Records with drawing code

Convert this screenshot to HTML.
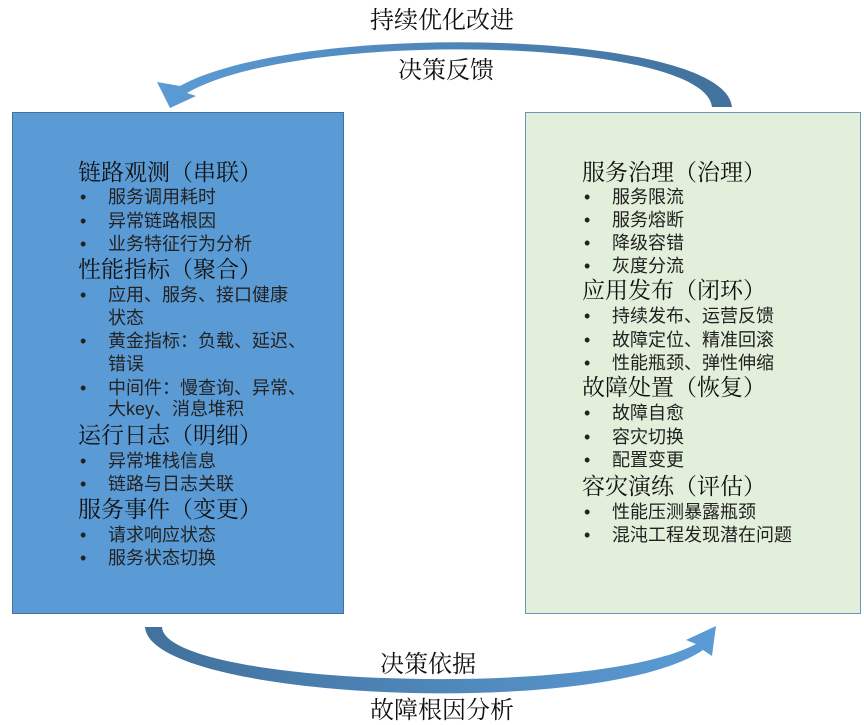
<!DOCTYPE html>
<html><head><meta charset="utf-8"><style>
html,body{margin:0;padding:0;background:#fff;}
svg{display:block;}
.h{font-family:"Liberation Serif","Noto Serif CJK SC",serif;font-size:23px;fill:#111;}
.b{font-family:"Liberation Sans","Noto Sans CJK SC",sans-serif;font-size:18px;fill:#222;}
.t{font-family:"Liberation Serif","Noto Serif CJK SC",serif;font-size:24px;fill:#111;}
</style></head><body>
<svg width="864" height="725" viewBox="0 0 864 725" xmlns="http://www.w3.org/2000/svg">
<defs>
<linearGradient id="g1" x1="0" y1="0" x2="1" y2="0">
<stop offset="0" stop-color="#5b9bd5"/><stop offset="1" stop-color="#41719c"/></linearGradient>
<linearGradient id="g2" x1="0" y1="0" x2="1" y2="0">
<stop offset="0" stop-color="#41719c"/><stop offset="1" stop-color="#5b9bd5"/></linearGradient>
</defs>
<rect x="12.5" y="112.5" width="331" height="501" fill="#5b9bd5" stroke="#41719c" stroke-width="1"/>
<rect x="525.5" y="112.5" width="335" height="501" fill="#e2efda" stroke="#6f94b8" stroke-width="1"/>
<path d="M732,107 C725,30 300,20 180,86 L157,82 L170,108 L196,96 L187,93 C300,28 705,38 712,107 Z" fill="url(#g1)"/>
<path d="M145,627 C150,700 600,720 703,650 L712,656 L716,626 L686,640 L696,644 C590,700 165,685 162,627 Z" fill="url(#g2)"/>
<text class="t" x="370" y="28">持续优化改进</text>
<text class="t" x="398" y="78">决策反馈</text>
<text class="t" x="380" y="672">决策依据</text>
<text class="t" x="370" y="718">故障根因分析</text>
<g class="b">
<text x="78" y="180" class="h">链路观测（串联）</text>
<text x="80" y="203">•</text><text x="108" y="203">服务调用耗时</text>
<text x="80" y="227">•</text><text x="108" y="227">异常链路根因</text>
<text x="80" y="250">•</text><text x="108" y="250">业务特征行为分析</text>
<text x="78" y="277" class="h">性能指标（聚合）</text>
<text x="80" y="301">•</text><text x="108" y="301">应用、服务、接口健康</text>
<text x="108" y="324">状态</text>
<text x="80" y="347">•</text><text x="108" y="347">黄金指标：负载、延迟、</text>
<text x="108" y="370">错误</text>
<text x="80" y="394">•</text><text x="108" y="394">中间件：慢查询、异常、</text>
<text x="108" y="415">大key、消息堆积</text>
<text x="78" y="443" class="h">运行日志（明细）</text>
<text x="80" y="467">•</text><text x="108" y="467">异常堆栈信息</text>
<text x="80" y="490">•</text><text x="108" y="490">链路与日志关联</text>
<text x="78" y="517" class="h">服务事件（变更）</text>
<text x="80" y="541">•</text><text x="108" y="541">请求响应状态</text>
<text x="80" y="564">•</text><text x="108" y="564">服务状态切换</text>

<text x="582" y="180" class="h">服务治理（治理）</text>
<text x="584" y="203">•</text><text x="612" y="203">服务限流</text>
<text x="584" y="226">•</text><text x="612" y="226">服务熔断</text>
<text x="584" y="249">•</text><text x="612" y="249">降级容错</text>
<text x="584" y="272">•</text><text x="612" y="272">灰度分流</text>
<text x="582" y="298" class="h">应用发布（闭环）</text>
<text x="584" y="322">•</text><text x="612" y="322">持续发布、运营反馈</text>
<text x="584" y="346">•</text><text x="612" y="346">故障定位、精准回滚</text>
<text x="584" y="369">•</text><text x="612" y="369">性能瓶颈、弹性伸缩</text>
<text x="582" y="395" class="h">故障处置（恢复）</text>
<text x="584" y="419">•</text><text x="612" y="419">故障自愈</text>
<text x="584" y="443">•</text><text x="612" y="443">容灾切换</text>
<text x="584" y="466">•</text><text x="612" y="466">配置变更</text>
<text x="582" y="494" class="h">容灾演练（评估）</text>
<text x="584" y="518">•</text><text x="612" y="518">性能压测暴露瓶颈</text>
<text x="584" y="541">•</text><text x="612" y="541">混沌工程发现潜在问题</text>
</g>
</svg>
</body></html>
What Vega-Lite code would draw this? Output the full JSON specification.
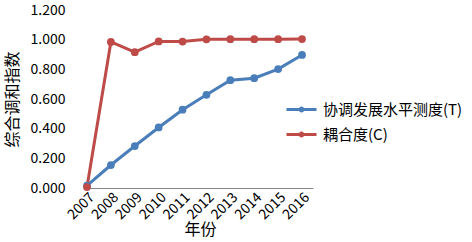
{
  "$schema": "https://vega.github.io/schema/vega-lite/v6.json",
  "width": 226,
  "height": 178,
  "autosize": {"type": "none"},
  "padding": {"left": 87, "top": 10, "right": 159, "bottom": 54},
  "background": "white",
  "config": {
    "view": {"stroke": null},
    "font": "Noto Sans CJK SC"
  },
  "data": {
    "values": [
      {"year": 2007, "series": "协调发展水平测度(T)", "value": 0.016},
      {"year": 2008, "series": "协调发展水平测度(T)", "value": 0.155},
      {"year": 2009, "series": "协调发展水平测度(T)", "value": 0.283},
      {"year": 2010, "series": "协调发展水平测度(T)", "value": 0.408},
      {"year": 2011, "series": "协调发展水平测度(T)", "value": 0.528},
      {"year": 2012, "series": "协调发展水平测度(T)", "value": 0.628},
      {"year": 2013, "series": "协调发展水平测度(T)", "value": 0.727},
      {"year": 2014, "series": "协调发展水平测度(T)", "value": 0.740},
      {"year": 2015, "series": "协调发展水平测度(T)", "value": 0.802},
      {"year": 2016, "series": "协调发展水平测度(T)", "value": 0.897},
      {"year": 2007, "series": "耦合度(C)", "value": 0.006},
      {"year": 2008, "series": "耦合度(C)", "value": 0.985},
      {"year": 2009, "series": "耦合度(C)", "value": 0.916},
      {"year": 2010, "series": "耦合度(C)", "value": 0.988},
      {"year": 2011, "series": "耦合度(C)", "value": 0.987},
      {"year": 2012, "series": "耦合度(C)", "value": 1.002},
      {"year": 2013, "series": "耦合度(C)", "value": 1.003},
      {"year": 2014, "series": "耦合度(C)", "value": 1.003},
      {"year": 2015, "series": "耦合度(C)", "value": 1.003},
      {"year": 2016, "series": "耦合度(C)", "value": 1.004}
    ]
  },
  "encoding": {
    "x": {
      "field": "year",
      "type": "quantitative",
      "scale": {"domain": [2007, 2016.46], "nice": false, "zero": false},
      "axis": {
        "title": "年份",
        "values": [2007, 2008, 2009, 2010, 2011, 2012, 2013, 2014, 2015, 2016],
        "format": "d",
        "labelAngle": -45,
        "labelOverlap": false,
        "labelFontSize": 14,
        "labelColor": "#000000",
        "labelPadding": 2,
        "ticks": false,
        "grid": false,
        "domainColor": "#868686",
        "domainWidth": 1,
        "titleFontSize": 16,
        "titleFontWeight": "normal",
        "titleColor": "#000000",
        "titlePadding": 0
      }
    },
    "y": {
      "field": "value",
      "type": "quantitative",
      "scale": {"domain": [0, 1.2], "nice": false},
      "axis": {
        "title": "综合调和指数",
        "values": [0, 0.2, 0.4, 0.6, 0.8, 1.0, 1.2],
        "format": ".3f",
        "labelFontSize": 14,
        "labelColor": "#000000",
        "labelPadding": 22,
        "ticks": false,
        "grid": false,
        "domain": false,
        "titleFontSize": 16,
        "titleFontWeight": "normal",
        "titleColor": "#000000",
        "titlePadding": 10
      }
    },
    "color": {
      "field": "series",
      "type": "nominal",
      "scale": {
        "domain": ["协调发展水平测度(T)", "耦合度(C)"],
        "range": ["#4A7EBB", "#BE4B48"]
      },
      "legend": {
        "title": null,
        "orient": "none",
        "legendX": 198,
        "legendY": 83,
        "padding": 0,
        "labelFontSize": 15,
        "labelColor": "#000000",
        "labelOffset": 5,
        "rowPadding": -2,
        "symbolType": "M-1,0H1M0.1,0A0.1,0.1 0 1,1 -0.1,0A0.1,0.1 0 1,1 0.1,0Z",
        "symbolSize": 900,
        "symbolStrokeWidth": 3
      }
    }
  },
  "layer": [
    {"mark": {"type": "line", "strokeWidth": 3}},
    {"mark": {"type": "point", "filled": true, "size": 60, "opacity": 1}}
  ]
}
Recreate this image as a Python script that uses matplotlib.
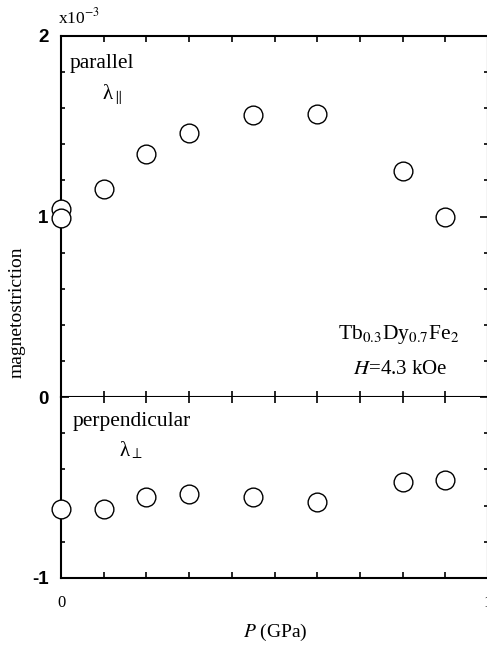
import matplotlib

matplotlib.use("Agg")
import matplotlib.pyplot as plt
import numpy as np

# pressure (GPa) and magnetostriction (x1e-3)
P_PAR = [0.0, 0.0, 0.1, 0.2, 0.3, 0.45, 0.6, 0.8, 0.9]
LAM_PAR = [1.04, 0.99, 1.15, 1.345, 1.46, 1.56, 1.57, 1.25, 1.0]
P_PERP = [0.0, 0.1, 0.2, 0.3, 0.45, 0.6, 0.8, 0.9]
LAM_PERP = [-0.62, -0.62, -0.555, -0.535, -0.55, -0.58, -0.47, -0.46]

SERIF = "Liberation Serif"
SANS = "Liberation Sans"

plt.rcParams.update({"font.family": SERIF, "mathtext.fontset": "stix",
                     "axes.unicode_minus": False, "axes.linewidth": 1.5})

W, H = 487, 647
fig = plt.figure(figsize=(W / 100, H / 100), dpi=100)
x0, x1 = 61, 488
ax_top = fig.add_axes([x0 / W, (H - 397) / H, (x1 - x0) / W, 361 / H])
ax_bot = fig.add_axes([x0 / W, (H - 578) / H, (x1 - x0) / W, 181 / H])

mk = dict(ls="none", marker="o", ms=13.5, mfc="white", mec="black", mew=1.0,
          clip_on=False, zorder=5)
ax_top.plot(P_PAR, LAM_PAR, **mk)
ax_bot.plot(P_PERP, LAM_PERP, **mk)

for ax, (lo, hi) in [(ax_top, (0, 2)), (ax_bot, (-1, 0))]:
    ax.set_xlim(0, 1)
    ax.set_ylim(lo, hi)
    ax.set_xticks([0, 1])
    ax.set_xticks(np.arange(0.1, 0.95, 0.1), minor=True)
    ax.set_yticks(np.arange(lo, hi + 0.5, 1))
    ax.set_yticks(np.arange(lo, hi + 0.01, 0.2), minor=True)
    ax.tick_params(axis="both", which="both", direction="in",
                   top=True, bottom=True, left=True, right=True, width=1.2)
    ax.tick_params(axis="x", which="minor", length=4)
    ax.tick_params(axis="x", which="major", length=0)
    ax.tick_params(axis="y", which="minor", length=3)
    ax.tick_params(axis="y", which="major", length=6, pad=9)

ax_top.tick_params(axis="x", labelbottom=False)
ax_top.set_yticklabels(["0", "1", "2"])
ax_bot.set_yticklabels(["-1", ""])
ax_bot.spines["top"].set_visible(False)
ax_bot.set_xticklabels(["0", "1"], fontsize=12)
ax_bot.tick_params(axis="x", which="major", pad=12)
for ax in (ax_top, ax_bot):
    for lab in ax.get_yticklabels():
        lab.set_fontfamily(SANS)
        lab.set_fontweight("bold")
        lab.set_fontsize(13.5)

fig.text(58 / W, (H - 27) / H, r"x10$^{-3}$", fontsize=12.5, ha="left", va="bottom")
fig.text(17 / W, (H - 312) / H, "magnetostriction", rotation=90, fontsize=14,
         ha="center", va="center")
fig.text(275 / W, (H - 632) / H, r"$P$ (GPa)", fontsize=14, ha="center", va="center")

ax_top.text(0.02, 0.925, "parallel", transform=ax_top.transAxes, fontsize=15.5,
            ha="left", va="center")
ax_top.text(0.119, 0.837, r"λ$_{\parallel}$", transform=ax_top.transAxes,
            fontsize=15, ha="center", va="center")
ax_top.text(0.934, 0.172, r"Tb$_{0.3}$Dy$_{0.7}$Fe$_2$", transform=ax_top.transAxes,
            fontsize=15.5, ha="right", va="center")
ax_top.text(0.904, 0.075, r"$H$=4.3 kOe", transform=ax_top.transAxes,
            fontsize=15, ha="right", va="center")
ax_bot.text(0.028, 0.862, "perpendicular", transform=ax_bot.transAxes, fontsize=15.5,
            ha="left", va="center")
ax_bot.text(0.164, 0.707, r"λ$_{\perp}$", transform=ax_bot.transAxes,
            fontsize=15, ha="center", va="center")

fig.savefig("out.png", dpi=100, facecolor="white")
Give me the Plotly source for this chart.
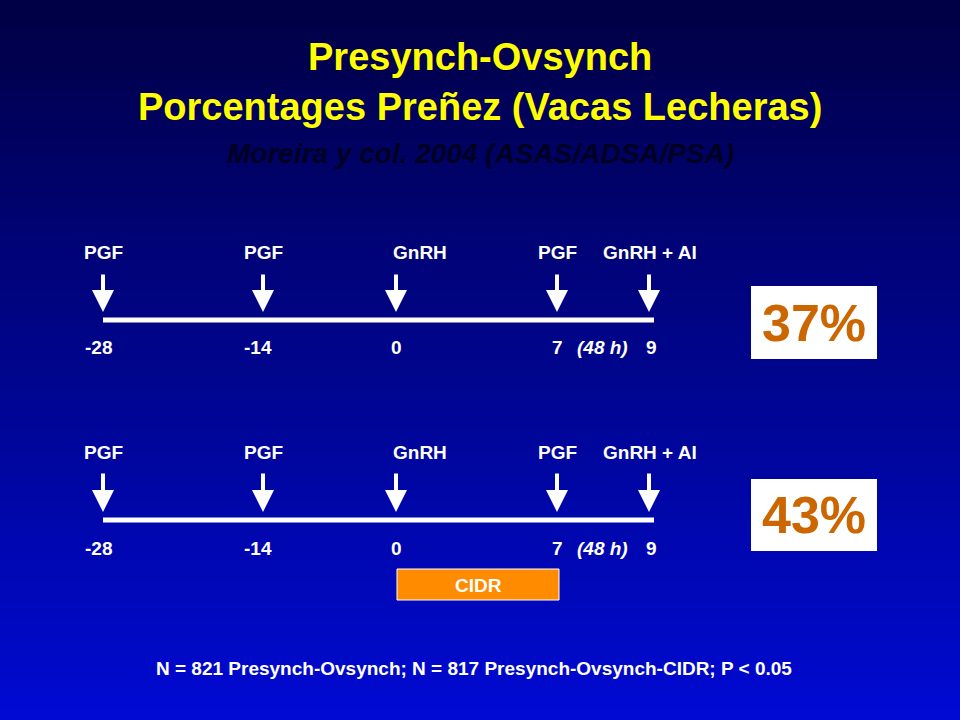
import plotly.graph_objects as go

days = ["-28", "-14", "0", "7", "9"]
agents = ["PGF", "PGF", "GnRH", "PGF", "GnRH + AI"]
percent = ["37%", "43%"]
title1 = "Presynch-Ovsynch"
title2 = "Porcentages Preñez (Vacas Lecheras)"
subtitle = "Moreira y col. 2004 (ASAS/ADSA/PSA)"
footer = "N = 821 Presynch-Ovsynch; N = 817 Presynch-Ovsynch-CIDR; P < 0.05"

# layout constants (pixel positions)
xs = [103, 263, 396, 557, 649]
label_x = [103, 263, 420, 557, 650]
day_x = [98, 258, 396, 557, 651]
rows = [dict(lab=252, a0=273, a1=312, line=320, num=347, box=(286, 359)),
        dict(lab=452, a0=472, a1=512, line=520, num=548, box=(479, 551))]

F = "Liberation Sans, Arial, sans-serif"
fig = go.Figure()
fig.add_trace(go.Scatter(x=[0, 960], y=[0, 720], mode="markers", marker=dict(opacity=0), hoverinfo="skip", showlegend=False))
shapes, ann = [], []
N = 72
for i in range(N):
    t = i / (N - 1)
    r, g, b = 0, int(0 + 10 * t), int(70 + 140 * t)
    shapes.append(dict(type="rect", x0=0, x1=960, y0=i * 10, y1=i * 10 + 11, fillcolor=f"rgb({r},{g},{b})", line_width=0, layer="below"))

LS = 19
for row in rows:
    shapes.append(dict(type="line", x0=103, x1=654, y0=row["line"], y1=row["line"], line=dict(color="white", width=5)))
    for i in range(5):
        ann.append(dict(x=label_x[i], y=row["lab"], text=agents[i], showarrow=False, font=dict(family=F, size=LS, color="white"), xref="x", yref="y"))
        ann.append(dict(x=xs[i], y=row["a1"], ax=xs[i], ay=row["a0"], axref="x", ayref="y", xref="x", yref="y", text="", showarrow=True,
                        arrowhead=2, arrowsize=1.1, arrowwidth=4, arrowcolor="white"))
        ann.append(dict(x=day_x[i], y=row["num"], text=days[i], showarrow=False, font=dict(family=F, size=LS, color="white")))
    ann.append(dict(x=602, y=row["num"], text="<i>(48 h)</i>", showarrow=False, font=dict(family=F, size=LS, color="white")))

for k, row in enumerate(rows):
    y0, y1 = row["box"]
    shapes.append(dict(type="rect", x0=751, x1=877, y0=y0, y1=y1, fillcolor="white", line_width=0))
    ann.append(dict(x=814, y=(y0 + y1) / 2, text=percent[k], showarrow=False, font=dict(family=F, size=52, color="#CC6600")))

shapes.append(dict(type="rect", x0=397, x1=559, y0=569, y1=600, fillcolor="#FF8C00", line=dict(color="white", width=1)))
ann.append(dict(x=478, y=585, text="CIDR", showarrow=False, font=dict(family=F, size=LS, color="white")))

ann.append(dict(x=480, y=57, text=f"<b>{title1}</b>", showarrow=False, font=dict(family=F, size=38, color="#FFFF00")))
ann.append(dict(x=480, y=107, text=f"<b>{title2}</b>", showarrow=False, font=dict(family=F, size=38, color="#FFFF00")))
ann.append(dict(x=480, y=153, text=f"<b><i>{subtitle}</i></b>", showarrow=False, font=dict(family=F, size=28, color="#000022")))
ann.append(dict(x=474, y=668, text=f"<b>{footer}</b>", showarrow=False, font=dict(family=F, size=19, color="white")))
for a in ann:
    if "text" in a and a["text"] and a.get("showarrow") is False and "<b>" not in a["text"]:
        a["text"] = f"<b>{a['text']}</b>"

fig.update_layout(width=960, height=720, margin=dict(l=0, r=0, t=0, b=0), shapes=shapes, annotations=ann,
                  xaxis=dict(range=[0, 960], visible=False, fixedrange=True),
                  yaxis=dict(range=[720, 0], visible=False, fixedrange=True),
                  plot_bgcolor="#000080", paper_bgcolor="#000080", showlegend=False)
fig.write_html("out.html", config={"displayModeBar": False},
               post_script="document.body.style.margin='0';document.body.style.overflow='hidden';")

• Task instructions: Of the lines above, copy each that contains "matplotlib".

• Response:
Recreate this image as a Python script that uses matplotlib.
import matplotlib
matplotlib.use("Agg")
import matplotlib.pyplot as plt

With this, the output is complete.